## Challenge
Drop the images; return everything else in the listing below exactly.

==========

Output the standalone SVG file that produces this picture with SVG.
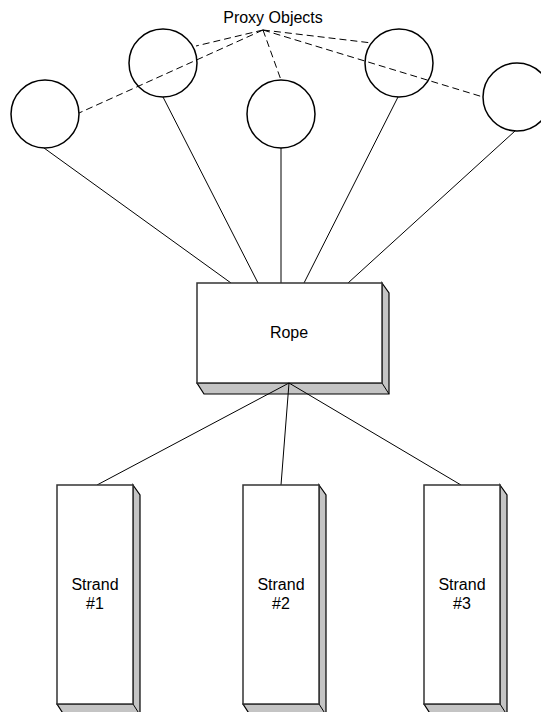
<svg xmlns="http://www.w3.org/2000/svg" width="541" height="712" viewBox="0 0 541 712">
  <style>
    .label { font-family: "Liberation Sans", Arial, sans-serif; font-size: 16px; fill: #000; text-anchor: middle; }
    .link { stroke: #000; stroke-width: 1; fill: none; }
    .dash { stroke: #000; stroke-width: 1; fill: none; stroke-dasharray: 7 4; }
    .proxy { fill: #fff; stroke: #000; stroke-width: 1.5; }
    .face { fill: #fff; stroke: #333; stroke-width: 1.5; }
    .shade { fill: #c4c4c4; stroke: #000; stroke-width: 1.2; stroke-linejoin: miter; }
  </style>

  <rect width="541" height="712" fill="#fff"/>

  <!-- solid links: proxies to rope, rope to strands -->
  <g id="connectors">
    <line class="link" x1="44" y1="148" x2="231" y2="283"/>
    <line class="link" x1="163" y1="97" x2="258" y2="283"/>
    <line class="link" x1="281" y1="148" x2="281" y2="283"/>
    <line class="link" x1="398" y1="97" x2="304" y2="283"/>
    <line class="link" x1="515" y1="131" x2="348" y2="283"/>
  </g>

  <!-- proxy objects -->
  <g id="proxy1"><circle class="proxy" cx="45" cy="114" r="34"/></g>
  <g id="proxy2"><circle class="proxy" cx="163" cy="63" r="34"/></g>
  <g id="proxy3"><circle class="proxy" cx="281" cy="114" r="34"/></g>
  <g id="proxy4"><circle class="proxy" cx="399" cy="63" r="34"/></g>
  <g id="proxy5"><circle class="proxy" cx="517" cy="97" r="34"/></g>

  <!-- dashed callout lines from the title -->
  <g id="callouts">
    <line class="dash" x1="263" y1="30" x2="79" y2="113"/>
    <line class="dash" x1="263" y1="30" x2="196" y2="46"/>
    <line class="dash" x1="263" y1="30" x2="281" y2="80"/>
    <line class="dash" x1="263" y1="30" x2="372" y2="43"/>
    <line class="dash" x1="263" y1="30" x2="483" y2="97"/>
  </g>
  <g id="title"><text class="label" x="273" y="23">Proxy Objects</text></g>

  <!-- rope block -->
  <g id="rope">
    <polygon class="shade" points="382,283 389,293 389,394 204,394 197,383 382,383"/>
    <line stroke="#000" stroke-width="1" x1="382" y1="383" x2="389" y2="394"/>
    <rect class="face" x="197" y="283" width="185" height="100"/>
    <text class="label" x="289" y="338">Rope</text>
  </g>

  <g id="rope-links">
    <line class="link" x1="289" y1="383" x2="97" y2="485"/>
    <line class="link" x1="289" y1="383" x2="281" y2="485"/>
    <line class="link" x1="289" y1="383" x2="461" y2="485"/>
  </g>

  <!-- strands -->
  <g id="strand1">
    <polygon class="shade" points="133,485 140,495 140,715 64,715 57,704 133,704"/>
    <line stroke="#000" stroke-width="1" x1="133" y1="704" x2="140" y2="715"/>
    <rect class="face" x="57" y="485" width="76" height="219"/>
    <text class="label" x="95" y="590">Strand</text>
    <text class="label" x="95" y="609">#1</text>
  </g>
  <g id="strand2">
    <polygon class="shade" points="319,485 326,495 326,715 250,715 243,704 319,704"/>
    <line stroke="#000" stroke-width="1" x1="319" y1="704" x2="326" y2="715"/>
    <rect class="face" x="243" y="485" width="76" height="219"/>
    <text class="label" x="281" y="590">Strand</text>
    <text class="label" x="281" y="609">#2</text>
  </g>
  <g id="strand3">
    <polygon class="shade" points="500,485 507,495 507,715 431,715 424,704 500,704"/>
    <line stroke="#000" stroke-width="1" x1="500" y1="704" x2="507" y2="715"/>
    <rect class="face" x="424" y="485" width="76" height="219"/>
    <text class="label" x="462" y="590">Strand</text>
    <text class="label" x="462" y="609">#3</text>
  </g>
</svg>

==========

## Output of the task
Output the standalone SVG file that produces this picture with SVG.
<svg xmlns="http://www.w3.org/2000/svg" width="541" height="712" viewBox="0 0 541 712">
  <style>
    .label { font-family: "Liberation Sans", Arial, sans-serif; font-size: 16px; fill: #000; text-anchor: middle; }
    .link { stroke: #000; stroke-width: 1; fill: none; }
    .dash { stroke: #000; stroke-width: 1; fill: none; stroke-dasharray: 7 4; }
    .proxy { fill: #fff; stroke: #000; stroke-width: 1.5; }
    .face { fill: #fff; stroke: #333; stroke-width: 1.5; }
    .shade { fill: #c4c4c4; stroke: #000; stroke-width: 1.2; stroke-linejoin: miter; }
  </style>

  <rect width="541" height="712" fill="#fff"/>

  <!-- solid links: proxies to rope, rope to strands -->
  <g id="connectors">
    <line class="link" x1="44" y1="148" x2="231" y2="283"/>
    <line class="link" x1="163" y1="97" x2="258" y2="283"/>
    <line class="link" x1="281" y1="148" x2="281" y2="283"/>
    <line class="link" x1="398" y1="97" x2="304" y2="283"/>
    <line class="link" x1="515" y1="131" x2="348" y2="283"/>
  </g>

  <!-- proxy objects -->
  <g id="proxy1"><circle class="proxy" cx="45" cy="114" r="34"/></g>
  <g id="proxy2"><circle class="proxy" cx="163" cy="63" r="34"/></g>
  <g id="proxy3"><circle class="proxy" cx="281" cy="114" r="34"/></g>
  <g id="proxy4"><circle class="proxy" cx="399" cy="63" r="34"/></g>
  <g id="proxy5"><circle class="proxy" cx="517" cy="97" r="34"/></g>

  <!-- dashed callout lines from the title -->
  <g id="callouts">
    <line class="dash" x1="263" y1="30" x2="79" y2="113"/>
    <line class="dash" x1="263" y1="30" x2="196" y2="46"/>
    <line class="dash" x1="263" y1="30" x2="281" y2="80"/>
    <line class="dash" x1="263" y1="30" x2="372" y2="43"/>
    <line class="dash" x1="263" y1="30" x2="483" y2="97"/>
  </g>
  <g id="title"><text class="label" x="273" y="23">Proxy Objects</text></g>

  <!-- rope block -->
  <g id="rope">
    <polygon class="shade" points="382,283 389,293 389,394 204,394 197,383 382,383"/>
    <line stroke="#000" stroke-width="1" x1="382" y1="383" x2="389" y2="394"/>
    <rect class="face" x="197" y="283" width="185" height="100"/>
    <text class="label" x="289" y="338">Rope</text>
  </g>

  <g id="rope-links">
    <line class="link" x1="289" y1="383" x2="97" y2="485"/>
    <line class="link" x1="289" y1="383" x2="281" y2="485"/>
    <line class="link" x1="289" y1="383" x2="461" y2="485"/>
  </g>

  <!-- strands -->
  <g id="strand1">
    <polygon class="shade" points="133,485 140,495 140,715 64,715 57,704 133,704"/>
    <line stroke="#000" stroke-width="1" x1="133" y1="704" x2="140" y2="715"/>
    <rect class="face" x="57" y="485" width="76" height="219"/>
    <text class="label" x="95" y="590">Strand</text>
    <text class="label" x="95" y="609">#1</text>
  </g>
  <g id="strand2">
    <polygon class="shade" points="319,485 326,495 326,715 250,715 243,704 319,704"/>
    <line stroke="#000" stroke-width="1" x1="319" y1="704" x2="326" y2="715"/>
    <rect class="face" x="243" y="485" width="76" height="219"/>
    <text class="label" x="281" y="590">Strand</text>
    <text class="label" x="281" y="609">#2</text>
  </g>
  <g id="strand3">
    <polygon class="shade" points="500,485 507,495 507,715 431,715 424,704 500,704"/>
    <line stroke="#000" stroke-width="1" x1="500" y1="704" x2="507" y2="715"/>
    <rect class="face" x="424" y="485" width="76" height="219"/>
    <text class="label" x="462" y="590">Strand</text>
    <text class="label" x="462" y="609">#3</text>
  </g>
</svg>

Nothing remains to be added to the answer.